TASK DETAILS ->
Your task is to retype the lines from the opening of the material through the line that includes "(no-label) at (6.64,2.10)". Do not copy the pictures.

===== SUPPLIED MATERIAL

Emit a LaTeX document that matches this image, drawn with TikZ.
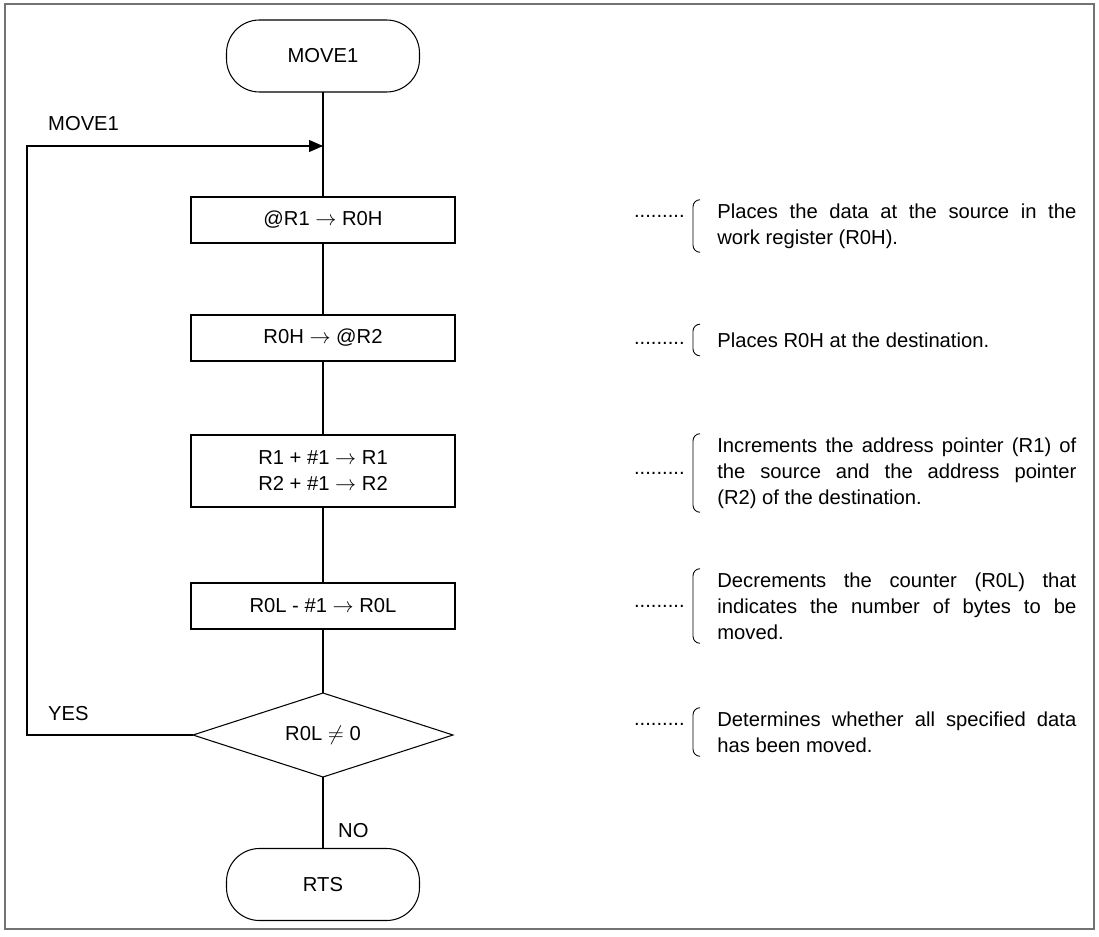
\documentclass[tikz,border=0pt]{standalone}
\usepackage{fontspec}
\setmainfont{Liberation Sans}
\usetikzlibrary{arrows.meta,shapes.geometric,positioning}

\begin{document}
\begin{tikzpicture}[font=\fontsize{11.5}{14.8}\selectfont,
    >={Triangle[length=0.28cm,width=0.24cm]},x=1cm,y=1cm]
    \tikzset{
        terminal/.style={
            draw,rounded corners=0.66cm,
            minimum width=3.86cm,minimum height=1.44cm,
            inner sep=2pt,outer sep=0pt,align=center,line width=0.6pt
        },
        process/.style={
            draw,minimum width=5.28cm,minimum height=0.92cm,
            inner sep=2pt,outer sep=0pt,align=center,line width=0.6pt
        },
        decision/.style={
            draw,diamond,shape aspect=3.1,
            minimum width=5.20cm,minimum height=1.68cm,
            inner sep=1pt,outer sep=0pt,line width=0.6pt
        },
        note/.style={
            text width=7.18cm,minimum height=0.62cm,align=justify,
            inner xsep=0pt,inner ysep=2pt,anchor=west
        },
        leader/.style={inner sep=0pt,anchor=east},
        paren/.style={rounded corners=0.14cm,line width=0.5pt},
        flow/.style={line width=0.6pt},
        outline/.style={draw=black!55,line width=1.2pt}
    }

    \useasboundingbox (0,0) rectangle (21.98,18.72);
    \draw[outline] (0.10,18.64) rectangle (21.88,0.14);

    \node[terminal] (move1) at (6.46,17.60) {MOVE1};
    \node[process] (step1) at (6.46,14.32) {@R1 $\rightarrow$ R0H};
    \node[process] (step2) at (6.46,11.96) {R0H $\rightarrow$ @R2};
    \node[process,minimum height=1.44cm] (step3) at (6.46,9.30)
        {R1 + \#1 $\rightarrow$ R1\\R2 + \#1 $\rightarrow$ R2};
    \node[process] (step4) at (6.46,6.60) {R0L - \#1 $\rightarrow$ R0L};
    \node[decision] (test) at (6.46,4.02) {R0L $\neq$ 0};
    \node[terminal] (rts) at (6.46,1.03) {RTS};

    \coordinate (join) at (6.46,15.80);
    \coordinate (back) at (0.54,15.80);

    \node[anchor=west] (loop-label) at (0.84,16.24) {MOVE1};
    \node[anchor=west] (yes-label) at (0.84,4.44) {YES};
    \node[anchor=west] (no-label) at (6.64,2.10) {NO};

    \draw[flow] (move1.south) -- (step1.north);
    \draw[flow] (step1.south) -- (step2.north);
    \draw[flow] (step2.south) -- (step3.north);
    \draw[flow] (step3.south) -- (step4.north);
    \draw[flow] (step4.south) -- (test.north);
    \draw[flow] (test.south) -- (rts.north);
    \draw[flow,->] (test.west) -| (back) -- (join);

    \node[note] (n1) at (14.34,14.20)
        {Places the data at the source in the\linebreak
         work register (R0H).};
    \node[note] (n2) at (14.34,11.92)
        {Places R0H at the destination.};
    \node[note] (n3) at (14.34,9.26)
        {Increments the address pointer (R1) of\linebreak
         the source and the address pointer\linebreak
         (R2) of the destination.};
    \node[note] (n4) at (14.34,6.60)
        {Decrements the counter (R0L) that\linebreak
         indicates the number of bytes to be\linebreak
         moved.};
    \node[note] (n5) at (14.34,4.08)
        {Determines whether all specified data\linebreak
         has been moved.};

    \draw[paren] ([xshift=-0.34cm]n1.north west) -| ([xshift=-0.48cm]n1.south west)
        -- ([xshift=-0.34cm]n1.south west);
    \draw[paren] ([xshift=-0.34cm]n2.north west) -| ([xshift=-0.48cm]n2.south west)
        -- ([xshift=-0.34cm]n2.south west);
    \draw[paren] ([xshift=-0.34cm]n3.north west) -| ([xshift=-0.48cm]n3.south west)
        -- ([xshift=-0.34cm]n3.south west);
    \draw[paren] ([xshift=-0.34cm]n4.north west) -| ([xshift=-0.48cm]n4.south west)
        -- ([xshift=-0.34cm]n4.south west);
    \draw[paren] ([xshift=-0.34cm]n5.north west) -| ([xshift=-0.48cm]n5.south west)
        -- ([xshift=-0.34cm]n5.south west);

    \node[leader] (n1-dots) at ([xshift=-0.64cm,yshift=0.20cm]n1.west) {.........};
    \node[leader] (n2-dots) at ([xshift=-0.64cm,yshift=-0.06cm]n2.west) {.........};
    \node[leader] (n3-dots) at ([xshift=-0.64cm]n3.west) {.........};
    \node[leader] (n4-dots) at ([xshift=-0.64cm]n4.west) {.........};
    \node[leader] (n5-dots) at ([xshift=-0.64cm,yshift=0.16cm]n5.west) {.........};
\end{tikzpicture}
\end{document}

==========

EXERCISE RESULT ->
Emit a LaTeX document that matches this image, drawn with TikZ.
\documentclass[tikz,border=0pt]{standalone}
\usepackage{fontspec}
\setmainfont{Liberation Sans}
\usetikzlibrary{arrows.meta,shapes.geometric,positioning}

\begin{document}
\begin{tikzpicture}[font=\fontsize{11.5}{14.8}\selectfont,
    >={Triangle[length=0.28cm,width=0.24cm]},x=1cm,y=1cm]
    \tikzset{
        terminal/.style={
            draw,rounded corners=0.66cm,
            minimum width=3.86cm,minimum height=1.44cm,
            inner sep=2pt,outer sep=0pt,align=center,line width=0.6pt
        },
        process/.style={
            draw,minimum width=5.28cm,minimum height=0.92cm,
            inner sep=2pt,outer sep=0pt,align=center,line width=0.6pt
        },
        decision/.style={
            draw,diamond,shape aspect=3.1,
            minimum width=5.20cm,minimum height=1.68cm,
            inner sep=1pt,outer sep=0pt,line width=0.6pt
        },
        note/.style={
            text width=7.18cm,minimum height=0.62cm,align=justify,
            inner xsep=0pt,inner ysep=2pt,anchor=west
        },
        leader/.style={inner sep=0pt,anchor=east},
        paren/.style={rounded corners=0.14cm,line width=0.5pt},
        flow/.style={line width=0.6pt},
        outline/.style={draw=black!55,line width=1.2pt}
    }

    \useasboundingbox (0,0) rectangle (21.98,18.72);
    \draw[outline] (0.10,18.64) rectangle (21.88,0.14);

    \node[terminal] (move1) at (6.46,17.60) {MOVE1};
    \node[process] (step1) at (6.46,14.32) {@R1 $\rightarrow$ R0H};
    \node[process] (step2) at (6.46,11.96) {R0H $\rightarrow$ @R2};
    \node[process,minimum height=1.44cm] (step3) at (6.46,9.30)
        {R1 + \#1 $\rightarrow$ R1\\R2 + \#1 $\rightarrow$ R2};
    \node[process] (step4) at (6.46,6.60) {R0L - \#1 $\rightarrow$ R0L};
    \node[decision] (test) at (6.46,4.02) {R0L $\neq$ 0};
    \node[terminal] (rts) at (6.46,1.03) {RTS};

    \coordinate (join) at (6.46,15.80);
    \coordinate (back) at (0.54,15.80);

    \node[anchor=west] (loop-label) at (0.84,16.24) {MOVE1};
    \node[anchor=west] (yes-label) at (0.84,4.44) {YES};
    \node[anchor=west] (no-label) at (6.64,2.10) {NO};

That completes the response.